O castigo veio depois de um interrogatório. Golegã, que se considerava um “preso submisso”, se rebelou:

“E um miserável, durante o interrogatório, quis saber como é que eu tinha casa, carro, e ele, que era militar, não tinha nada disso. Foi uma das poucas horas em que eu perdi a paciência com ele, pela ignorância tremenda de falar essa besteira. Disse: ‘Olha, meu camarada, eu não tenho culpa de você ter resolvido ser meganha. Então cumpra com sua obrigação e deixa a meinha vida, a minha vida eu cuidei.
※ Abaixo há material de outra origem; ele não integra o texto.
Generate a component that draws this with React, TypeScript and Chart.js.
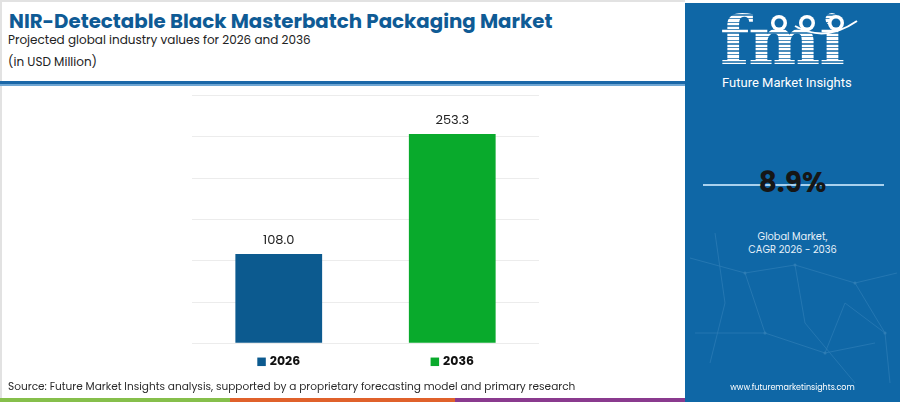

Vocês já fizeram levantamento total dos meus bens, de tudo que eu tenho, e eu fiz por merecer, trabalhando.’ Foi esse desgraçado que me mandou pro Casablanca.”

“Era uma cela do navio perto de onde todos os dejetos do navio, toda a tubulação, para ir pro mar, passava pela escotilha, que era o único espaço de ar puro. Então passavam por ali todos os dejetos do navio. Era um cheiro! Era insuportável. Fiquei ali onze dias. Saí dali quase sem poder respirar. Quando eu saí do navio, ainda saí com aquele cheiro do navio. Eu levei o cheiro para casa.”
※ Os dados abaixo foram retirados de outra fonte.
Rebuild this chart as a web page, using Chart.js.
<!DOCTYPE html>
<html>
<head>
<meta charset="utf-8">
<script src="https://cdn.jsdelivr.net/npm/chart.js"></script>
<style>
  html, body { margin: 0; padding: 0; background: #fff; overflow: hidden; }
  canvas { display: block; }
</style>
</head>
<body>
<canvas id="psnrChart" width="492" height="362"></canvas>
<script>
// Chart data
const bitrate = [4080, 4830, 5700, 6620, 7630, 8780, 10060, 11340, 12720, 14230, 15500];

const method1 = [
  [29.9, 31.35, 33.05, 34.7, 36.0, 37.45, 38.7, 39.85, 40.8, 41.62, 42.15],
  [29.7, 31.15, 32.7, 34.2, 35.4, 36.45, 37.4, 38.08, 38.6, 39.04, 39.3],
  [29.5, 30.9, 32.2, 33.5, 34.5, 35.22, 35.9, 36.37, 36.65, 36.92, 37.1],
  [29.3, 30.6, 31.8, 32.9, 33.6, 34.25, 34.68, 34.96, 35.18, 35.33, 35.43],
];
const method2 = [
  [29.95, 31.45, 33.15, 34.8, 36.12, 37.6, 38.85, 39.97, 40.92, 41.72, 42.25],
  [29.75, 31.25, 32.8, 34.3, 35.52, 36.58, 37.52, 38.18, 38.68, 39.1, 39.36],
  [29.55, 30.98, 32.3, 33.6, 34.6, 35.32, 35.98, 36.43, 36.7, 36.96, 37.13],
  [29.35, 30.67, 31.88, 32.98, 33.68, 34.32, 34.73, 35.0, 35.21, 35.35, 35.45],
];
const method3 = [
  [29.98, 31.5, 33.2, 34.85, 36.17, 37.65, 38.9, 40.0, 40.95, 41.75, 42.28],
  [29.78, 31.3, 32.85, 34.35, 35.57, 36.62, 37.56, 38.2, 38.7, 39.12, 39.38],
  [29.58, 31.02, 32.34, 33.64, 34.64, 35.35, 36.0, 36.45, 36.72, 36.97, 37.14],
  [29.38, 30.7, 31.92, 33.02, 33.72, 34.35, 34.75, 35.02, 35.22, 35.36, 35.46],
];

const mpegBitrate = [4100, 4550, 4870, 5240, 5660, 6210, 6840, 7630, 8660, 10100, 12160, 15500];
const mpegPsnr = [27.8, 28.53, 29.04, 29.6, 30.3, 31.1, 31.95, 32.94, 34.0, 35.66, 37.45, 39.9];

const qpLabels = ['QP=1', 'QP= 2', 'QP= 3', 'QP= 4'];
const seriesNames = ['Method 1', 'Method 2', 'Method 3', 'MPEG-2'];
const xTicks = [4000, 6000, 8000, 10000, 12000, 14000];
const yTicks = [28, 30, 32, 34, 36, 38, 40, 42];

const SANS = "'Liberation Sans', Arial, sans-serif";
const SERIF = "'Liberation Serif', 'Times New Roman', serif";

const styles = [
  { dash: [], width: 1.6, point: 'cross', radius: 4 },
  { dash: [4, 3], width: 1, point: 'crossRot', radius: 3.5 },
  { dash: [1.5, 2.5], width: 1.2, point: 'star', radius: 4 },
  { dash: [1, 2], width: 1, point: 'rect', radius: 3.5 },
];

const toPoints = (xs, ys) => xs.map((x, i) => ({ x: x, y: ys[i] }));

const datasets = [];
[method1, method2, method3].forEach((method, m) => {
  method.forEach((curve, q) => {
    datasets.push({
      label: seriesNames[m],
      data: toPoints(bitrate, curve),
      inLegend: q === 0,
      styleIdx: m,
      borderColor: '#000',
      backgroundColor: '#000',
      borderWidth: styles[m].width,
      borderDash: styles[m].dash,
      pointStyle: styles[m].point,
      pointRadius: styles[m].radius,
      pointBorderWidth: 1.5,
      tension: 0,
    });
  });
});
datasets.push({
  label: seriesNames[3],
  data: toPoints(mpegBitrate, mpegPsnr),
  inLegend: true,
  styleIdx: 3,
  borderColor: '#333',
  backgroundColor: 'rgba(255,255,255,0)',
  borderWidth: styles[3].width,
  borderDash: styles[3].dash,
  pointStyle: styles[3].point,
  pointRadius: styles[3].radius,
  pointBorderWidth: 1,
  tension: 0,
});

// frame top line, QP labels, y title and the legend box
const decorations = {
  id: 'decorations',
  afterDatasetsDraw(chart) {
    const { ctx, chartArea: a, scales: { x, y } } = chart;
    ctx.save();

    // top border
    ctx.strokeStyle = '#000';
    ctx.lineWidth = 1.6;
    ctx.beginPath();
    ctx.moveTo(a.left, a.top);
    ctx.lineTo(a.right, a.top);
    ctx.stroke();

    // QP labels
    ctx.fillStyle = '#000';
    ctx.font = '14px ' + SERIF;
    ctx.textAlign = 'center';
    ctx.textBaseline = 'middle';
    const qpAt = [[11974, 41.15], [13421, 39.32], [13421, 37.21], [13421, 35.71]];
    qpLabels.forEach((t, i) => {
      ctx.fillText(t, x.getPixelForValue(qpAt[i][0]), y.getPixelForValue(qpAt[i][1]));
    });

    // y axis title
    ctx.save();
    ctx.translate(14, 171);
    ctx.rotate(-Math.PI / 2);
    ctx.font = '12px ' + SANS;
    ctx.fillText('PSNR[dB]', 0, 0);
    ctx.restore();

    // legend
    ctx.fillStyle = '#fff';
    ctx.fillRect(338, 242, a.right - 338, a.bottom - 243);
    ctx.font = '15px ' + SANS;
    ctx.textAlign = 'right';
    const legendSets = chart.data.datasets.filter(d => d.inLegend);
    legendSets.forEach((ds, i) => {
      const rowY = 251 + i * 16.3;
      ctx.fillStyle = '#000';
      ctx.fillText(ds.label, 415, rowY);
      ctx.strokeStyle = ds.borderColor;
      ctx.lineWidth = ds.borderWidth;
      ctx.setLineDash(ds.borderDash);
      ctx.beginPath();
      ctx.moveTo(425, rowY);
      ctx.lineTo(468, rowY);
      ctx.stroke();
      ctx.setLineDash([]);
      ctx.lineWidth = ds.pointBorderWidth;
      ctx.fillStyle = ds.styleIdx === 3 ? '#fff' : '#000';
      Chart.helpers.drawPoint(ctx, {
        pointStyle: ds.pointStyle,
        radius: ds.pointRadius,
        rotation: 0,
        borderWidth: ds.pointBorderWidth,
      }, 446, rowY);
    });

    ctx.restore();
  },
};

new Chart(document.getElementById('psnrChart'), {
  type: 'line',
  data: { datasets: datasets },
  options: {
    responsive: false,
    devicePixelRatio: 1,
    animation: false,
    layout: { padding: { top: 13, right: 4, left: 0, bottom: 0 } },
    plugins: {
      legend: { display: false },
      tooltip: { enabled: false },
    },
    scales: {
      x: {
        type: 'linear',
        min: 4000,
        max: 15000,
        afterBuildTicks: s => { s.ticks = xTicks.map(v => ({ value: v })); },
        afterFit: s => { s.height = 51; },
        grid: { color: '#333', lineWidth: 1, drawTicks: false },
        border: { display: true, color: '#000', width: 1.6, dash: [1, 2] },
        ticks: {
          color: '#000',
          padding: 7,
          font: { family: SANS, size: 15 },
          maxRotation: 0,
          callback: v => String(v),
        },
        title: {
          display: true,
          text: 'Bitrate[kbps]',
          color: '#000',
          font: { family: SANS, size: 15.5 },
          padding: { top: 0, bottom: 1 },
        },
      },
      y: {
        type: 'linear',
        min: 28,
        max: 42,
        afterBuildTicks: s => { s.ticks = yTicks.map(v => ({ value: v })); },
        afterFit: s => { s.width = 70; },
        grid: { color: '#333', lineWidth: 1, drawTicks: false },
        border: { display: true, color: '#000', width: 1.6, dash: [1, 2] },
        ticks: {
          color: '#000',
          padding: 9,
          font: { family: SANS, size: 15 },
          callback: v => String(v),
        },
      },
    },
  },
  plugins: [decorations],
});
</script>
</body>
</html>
O depoimento integra uma série de entrevistas sobre o golpe militar de 1964, que está completando sessenta anos. Com o mote “O que eu vi no dia do golpe”, TUTAMÉIA publica mais de três dezenas de vídeos com personagens que vivenciaram aquele momento, como Almino Affonso, João Vicente Goulart, Anita Prestes, Frei Betto, Roberto Requião, Djalma Bom, Luiz Felipe de Alencastro, Ladislau Dowbor, José Genoíno, Roberto Amaral, Guilherme Estrella, Sérgio Ferro e Rose Nogueira.